# No Fear, No Fences, Nobody, No ~reins~



## PintoTess (Aug 18, 2010)

Listen to the lyrics.Close. They describe me  
I love my horses more than anything
No Fear, No Fences, Nobody, No ~reins~. - YouTube


----------



## Skyseternalangel (Jul 23, 2011)

I love your description, I feel the same way.
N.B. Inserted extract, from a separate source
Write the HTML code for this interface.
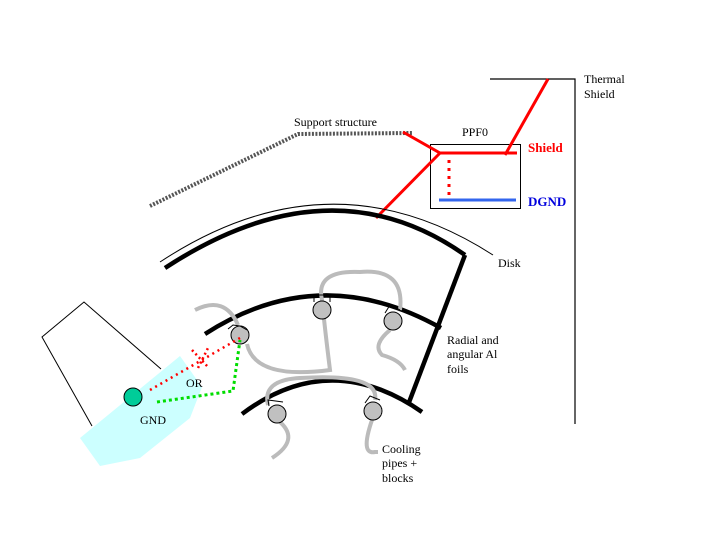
<!DOCTYPE html>
<html><head><style>body{margin:0;background:#fff}svg{display:block}text{font-family:"Liberation Serif",serif;font-size:12px}</style></head><body>
<svg width="720" height="540" viewBox="0 0 720 540">
<!-- thermal shield -->
<polyline points="490,79 575,79 575,424" fill="none" stroke="#000" stroke-width="1.2"/>
<text x="584" y="83">Thermal</text><text x="584" y="98">Shield</text>
<!-- support -->
<polyline points="150,206 298,134 412,133" fill="none" stroke="#555" stroke-width="4" stroke-dasharray="2 1.5"/>
<text x="294" y="126">Support structure</text>
<!-- PPF0 -->
<rect x="430.5" y="144.5" width="90" height="64" fill="none" stroke="#000"/>
<text x="462" y="136">PPF0</text>
<polyline points="403,132 440,153 517,153" fill="none" stroke="red" stroke-width="3"/>
<line x1="440" y1="153" x2="376" y2="218" stroke="red" stroke-width="3"/>
<line x1="548" y1="79" x2="505" y2="155" stroke="red" stroke-width="3"/>
<line x1="449" y1="160" x2="449" y2="196" stroke="red" stroke-width="3" stroke-dasharray="3 5"/>
<line x1="439" y1="200" x2="516" y2="200" stroke="#3366ee" stroke-width="3"/>
<text x="528" y="152" fill="red" font-weight="bold" style="font-size:13px">Shield</text>
<text x="528" y="206" fill="#0000dd" font-weight="bold" style="font-size:13px">DGND</text>
<!-- disk -->
<path d="M160,262 Q330,150 493,255" fill="none" stroke="#000" stroke-width="1"/>
<path d="M165,268 Q330,160 465,255" fill="none" stroke="#000" stroke-width="4.5"/>
<text x="498" y="267">Disk</text>
<line x1="465" y1="255" x2="408" y2="405" stroke="#000" stroke-width="4.5"/>
<!-- foils -->
<path d="M205,334 Q320,260 441,328" fill="none" stroke="#000" stroke-width="4.5"/>
<path d="M242,414 Q330,348 422,412" fill="none" stroke="#000" stroke-width="4.5"/>
<text x="447" y="344">Radial and</text><text x="447" y="358">angular Al</text><text x="447" y="373">foils</text>
<!-- pipes -->
<g fill="none" stroke="#bbb" stroke-width="4">
<path d="M195,310 Q225,295 238,325"/>
<path d="M247,344 Q255,380 330,370 Q325,330 322,300 Q315,270 360,272 Q405,268 400,310"/>
<path d="M390,330 Q372,345 382,355 Q400,360 405,370"/>
<path d="M268,405 Q262,380 300,378 Q380,373 375,400"/>
<path d="M280,422 Q300,440 272,458"/>
<path d="M372,420 Q360,455 375,452 L378,452"/>
</g>
<!-- blocks -->
<g fill="#c0c0c0" stroke="#000" stroke-width="1">
<circle cx="240" cy="335" r="9"/><circle cx="322" cy="310" r="9"/><circle cx="393" cy="321" r="9"/><circle cx="277" cy="414" r="9"/><circle cx="373" cy="411" r="9"/>
</g>
<g stroke="#000" stroke-width="1" fill="none">
<polyline points="228,329 233,325 240,326 247,330"/><polyline points="314,302 314,295 330,295 330,302"/>
<polyline points="385,313 390,305 400,310"/><polyline points="269,406 268,400 283,402"/><polyline points="365,403 370,396 380,400"/>
</g>
<text x="382" y="453">Cooling</text><text x="382" y="467">pipes +</text><text x="382" y="482">blocks</text>
<!-- left -->
<polyline points="92,426 42,337 84,302 161,369" fill="none" stroke="#000" stroke-width="1"/>
<polygon points="80,438 180,356 202,387 190,418 140,458 100,466" fill="#ccffff"/>
<circle cx="133" cy="397" r="9" fill="#00cc99" stroke="#000" stroke-width="1"/>
<text x="140" y="424">GND</text><text x="186" y="387">OR</text>
<polyline points="150,390 240,338" fill="none" stroke="red" stroke-width="2.5" stroke-dasharray="2 4"/>
<path d="M192,350 L208,367 M198,368 L208,348" stroke="red" stroke-width="2.5" stroke-dasharray="2 3"/>
<polyline points="157,402 233,391 240,340" fill="none" stroke="#00dd00" stroke-width="3" stroke-dasharray="3 3"/>
</svg>
</body></html>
Beautiful video, I loved the music


----------



## PintoTess (Aug 18, 2010)

Thankyou


----------



## Oxer (Jul 9, 2010)

i love your mare's purposeful walk. She just marches right along. haha! Lovely vid.


----------



## PintoTess (Aug 18, 2010)

What one? Lol the pinto or the chestnut? Yeah thanks


----------



## Oxer (Jul 9, 2010)

your big chestnut mare! both your girls are to die for!


----------



## PintoTess (Aug 18, 2010)

Ah Lucy? Oh thanks :_


----------



## VanillaBean (Oct 19, 2008)

Nice! The girls are looking awesome.


----------



## PintoTess (Aug 18, 2010)

Thanks Theyre getting there lol


----------



## Walkamile (Dec 29, 2008)

PintoTess said:


> Ah Lucy? Oh thanks :_


Okay, now this is getting a bit freaky. One of your horses is named Tess, and that's my name. Now I find out the other horse you own is named Lucy, and that is my sisters name! Wow! :shock:

Off to view the video and listen to the music now........


----------



## PintoTess (Aug 18, 2010)

HOLY CRAP  Are you serious?!! Thats soooo weird!


----------



## Walkamile (Dec 29, 2008)

A bit _strange_ isn't it? 

Just finished watching the video, beautiful! And I really liked the song you put with it too. I had to laugh watching your Tess running around full of spirit. That would so be me if I were a horse. And your Lucy , sure and steady, definitely my Lucy. :wink:


----------



## PintoTess (Aug 18, 2010)

Awww thanks  Yeah, Tess was a bit excited  Lucy is getting there hahah


----------